Involve Counsel Early in Planning for Offerings. Since the new rules will significantly impact market practice and the legal practice associated with conducting private placements, we recommend that you seek counsel early in your planning process to help you assess the best path forward. Challenges and pitfalls can develop even for the most seasoned issuers who are well-versed in the use of the Rule 506 exemption.
For instance, companies will need to consider, before initiating any offers, whether they would like to include non-accredited investors and whether any investors will be uncomfortable with the verification steps required in Rule 506(c) offerings, which may dissuade an issuer from utilizing new Rule 506(c). The ban on the use of general solicitation and advertising in private placements remains in place under Rule 506(b) (which permits up to 35 non-accredited investors to participate in the offering) and Section 4(a)(2) of the Securities Act. Companies undertaking any form of general solicitation in an offering that somehow fails to meet the requirements of Rule 506(c) may find that they can no longer avail themselves of Rule 506(b) or Section 4(a)(2), and thus there may not be any exemption available for their offering.
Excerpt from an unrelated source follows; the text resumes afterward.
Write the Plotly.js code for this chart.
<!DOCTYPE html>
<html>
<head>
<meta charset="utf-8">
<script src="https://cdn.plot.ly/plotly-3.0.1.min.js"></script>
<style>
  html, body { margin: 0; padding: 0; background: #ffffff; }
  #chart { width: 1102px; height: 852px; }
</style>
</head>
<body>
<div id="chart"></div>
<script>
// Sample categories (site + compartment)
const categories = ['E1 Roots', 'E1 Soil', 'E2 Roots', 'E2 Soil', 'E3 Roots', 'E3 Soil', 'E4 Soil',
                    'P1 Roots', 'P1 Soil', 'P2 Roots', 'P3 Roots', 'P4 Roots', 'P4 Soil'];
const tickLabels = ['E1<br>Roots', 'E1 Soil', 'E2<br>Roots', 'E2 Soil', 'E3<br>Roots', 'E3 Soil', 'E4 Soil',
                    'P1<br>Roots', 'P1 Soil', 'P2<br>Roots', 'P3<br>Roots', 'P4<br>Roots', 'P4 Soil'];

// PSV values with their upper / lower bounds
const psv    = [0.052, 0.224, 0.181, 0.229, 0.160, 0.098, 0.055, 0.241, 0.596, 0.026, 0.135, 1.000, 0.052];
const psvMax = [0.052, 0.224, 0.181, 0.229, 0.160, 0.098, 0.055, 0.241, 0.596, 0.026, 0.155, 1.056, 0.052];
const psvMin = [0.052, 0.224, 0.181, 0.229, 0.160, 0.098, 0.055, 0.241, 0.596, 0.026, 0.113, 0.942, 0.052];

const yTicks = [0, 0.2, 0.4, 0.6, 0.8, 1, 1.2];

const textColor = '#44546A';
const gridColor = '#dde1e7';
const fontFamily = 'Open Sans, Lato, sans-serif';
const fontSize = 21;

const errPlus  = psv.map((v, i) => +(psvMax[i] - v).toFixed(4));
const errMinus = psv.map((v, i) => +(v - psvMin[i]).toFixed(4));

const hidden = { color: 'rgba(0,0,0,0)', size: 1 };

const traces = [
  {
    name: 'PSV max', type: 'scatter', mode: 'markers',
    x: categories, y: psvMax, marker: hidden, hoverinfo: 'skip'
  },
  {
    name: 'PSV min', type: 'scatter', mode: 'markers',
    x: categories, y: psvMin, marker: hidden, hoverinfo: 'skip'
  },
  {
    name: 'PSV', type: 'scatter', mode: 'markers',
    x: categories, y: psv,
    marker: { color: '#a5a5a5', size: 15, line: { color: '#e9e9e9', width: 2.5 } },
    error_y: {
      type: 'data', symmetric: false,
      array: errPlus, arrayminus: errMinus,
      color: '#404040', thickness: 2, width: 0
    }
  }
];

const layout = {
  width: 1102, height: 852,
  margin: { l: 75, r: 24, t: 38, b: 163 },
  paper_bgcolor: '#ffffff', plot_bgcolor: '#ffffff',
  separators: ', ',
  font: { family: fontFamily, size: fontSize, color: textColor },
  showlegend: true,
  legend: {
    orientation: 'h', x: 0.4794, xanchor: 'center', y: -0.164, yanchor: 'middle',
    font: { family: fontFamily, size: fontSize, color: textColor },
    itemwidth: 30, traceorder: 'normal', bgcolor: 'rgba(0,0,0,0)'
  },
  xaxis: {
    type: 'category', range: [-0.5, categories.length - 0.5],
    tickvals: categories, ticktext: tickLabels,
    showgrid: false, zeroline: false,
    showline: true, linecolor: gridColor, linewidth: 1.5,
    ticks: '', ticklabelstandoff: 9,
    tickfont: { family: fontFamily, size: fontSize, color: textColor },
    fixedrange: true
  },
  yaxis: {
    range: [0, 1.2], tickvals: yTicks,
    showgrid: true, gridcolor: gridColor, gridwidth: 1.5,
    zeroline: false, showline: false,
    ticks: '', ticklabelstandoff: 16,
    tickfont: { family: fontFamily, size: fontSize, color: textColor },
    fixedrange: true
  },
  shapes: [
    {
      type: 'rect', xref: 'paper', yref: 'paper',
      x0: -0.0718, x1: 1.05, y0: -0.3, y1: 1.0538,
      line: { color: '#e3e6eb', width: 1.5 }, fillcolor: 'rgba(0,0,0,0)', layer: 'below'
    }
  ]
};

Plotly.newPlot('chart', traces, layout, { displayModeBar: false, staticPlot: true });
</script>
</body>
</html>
Monitor Market Practice and Rule Making. Companies will need to monitor how market practice develops with respect to general solicitation and advertising, including the investment community’s response to and appetite for different verification methods. Companies will also need to watch for any final rules related to the Proposed Offering Rules and ensure that they comply with any new Regulation D requirements, especially since the Proposed Offering Rules provide serious consequences for failing to comply with Form D requirements.